Exercise aim: Copy each line of the data below exactly, leaving out pictures.

### Dataset content

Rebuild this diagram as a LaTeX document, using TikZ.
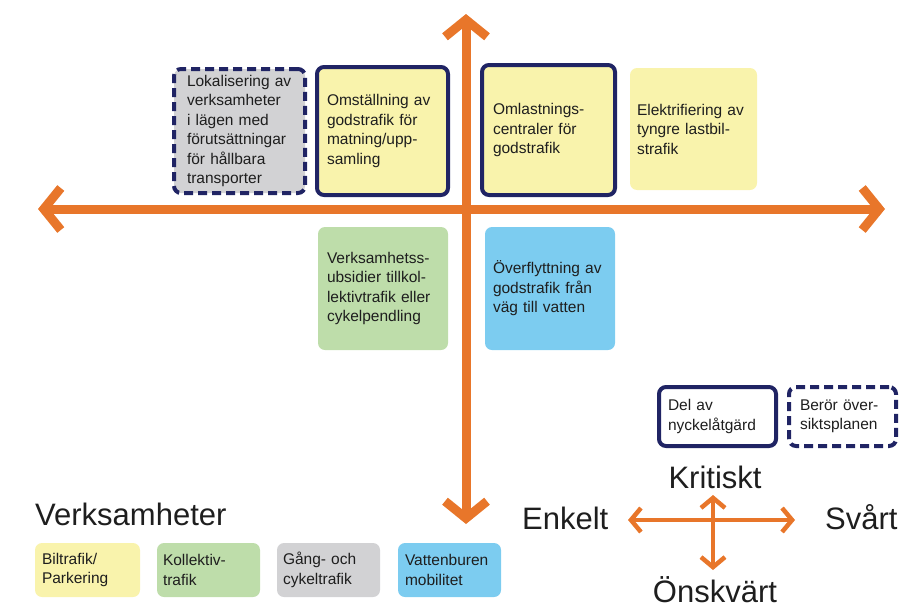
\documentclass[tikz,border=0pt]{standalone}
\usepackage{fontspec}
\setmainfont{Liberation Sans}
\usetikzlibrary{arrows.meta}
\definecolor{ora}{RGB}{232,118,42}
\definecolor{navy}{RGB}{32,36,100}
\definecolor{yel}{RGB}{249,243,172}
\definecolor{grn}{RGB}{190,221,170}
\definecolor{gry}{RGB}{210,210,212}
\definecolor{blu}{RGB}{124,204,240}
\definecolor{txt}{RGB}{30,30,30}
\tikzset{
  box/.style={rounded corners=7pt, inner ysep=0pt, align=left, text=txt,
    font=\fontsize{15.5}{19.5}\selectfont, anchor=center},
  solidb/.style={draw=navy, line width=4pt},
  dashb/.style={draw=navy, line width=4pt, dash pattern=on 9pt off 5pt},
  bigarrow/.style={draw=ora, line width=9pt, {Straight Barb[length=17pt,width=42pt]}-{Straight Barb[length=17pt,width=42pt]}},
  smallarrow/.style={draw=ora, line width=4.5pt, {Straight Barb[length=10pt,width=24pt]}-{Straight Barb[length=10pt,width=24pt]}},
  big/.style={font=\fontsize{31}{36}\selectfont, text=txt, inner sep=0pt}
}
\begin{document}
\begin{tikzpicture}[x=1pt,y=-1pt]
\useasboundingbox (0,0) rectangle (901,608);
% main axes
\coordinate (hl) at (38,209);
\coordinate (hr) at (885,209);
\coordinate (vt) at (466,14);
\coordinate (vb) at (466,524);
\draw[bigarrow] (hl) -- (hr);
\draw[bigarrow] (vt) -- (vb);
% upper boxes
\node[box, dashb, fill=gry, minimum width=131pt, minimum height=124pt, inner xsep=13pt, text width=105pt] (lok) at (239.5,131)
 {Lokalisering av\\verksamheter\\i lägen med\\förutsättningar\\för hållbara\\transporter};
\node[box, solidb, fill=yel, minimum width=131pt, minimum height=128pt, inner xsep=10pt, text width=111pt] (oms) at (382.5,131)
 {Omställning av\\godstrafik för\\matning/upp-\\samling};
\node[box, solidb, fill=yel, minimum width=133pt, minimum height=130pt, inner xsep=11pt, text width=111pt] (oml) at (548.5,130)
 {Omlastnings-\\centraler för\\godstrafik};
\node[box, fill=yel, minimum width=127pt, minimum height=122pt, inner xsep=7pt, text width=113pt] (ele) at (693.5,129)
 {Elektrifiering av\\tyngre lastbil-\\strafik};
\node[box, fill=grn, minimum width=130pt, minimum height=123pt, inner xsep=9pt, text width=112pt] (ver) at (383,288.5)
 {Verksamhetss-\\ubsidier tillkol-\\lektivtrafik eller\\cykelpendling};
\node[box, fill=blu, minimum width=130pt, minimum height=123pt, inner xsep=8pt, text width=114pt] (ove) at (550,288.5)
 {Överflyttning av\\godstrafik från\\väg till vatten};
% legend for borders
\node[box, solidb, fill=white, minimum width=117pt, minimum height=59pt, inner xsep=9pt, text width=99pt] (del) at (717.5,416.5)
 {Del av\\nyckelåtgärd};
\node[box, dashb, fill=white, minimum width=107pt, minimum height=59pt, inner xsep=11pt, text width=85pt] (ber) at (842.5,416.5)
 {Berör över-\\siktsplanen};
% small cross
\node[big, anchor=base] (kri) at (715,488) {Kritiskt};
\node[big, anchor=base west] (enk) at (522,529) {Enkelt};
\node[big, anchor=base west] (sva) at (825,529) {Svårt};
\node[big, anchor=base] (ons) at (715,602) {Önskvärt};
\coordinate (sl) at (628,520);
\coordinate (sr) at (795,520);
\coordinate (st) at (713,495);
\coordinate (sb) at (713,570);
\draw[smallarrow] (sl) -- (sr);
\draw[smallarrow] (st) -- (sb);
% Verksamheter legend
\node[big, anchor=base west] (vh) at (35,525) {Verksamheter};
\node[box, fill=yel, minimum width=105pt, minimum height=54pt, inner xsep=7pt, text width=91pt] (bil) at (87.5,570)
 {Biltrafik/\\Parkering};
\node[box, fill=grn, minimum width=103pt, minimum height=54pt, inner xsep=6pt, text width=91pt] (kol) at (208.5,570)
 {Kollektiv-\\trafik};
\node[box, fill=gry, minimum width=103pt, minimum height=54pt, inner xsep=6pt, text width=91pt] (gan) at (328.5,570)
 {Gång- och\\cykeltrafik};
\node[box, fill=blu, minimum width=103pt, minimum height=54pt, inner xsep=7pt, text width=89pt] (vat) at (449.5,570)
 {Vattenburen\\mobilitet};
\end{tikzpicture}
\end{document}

######

Result of this task:
Rebuild this diagram as a LaTeX document, using TikZ.
\documentclass[tikz,border=0pt]{standalone}
\usepackage{fontspec}
\setmainfont{Liberation Sans}
\usetikzlibrary{arrows.meta}
\definecolor{ora}{RGB}{232,118,42}
\definecolor{navy}{RGB}{32,36,100}
\definecolor{yel}{RGB}{249,243,172}
\definecolor{grn}{RGB}{190,221,170}
\definecolor{gry}{RGB}{210,210,212}
\definecolor{blu}{RGB}{124,204,240}
\definecolor{txt}{RGB}{30,30,30}
\tikzset{
  box/.style={rounded corners=7pt, inner ysep=0pt, align=left, text=txt,
    font=\fontsize{15.5}{19.5}\selectfont, anchor=center},
  solidb/.style={draw=navy, line width=4pt},
  dashb/.style={draw=navy, line width=4pt, dash pattern=on 9pt off 5pt},
  bigarrow/.style={draw=ora, line width=9pt, {Straight Barb[length=17pt,width=42pt]}-{Straight Barb[length=17pt,width=42pt]}},
  smallarrow/.style={draw=ora, line width=4.5pt, {Straight Barb[length=10pt,width=24pt]}-{Straight Barb[length=10pt,width=24pt]}},
  big/.style={font=\fontsize{31}{36}\selectfont, text=txt, inner sep=0pt}
}
\begin{document}
\begin{tikzpicture}[x=1pt,y=-1pt]
\useasboundingbox (0,0) rectangle (901,608);
% main axes
\coordinate (hl) at (38,209);
\coordinate (hr) at (885,209);
\coordinate (vt) at (466,14);
\coordinate (vb) at (466,524);
\draw[bigarrow] (hl) -- (hr);
\draw[bigarrow] (vt) -- (vb);
% upper boxes
\node[box, dashb, fill=gry, minimum width=131pt, minimum height=124pt, inner xsep=13pt, text width=105pt] (lok) at (239.5,131)
 {Lokalisering av\\verksamheter\\i lägen med\\förutsättningar\\för hållbara\\transporter};
\node[box, solidb, fill=yel, minimum width=131pt, minimum height=128pt, inner xsep=10pt, text width=111pt] (oms) at (382.5,131)
 {Omställning av\\godstrafik för\\matning/upp-\\samling};
\node[box, solidb, fill=yel, minimum width=133pt, minimum height=130pt, inner xsep=11pt, text width=111pt] (oml) at (548.5,130)
 {Omlastnings-\\centraler för\\godstrafik};
\node[box, fill=yel, minimum width=127pt, minimum height=122pt, inner xsep=7pt, text width=113pt] (ele) at (693.5,129)
 {Elektrifiering av\\tyngre lastbil-\\strafik};
\node[box, fill=grn, minimum width=130pt, minimum height=123pt, inner xsep=9pt, text width=112pt] (ver) at (383,288.5)
 {Verksamhetss-\\ubsidier tillkol-\\lektivtrafik eller\\cykelpendling};
\node[box, fill=blu, minimum width=130pt, minimum height=123pt, inner xsep=8pt, text width=114pt] (ove) at (550,288.5)
 {Överflyttning av\\godstrafik från\\väg till vatten};
% legend for borders
\node[box, solidb, fill=white, minimum width=117pt, minimum height=59pt, inner xsep=9pt, text width=99pt] (del) at (717.5,416.5)
 {Del av\\nyckelåtgärd};
\node[box, dashb, fill=white, minimum width=107pt, minimum height=59pt, inner xsep=11pt, text width=85pt] (ber) at (842.5,416.5)
 {Berör över-\\siktsplanen};
% small cross
\node[big, anchor=base] (kri) at (715,488) {Kritiskt};
\node[big, anchor=base west] (enk) at (522,529) {Enkelt};
\node[big, anchor=base west] (sva) at (825,529) {Svårt};
\node[big, anchor=base] (ons) at (715,602) {Önskvärt};
\coordinate (sl) at (628,520);
\coordinate (sr) at (795,520);
\coordinate (st) at (713,495);
\coordinate (sb) at (713,570);
\draw[smallarrow] (sl) -- (sr);
\draw[smallarrow] (st) -- (sb);
% Verksamheter legend
\node[big, anchor=base west] (vh) at (35,525) {Verksamheter};
\node[box, fill=yel, minimum width=105pt, minimum height=54pt, inner xsep=7pt, text width=91pt] (bil) at (87.5,570)
 {Biltrafik/\\Parkering};
\node[box, fill=grn, minimum width=103pt, minimum height=54pt, inner xsep=6pt, text width=91pt] (kol) at (208.5,570)
 {Kollektiv-\\trafik};
\node[box, fill=gry, minimum width=103pt, minimum height=54pt, inner xsep=6pt, text width=91pt] (gan) at (328.5,570)
 {Gång- och\\cykeltrafik};
\node[box, fill=blu, minimum width=103pt, minimum height=54pt, inner xsep=7pt, text width=89pt] (vat) at (449.5,570)
 {Vattenburen\\mobilitet};
\end{tikzpicture}
\end{document}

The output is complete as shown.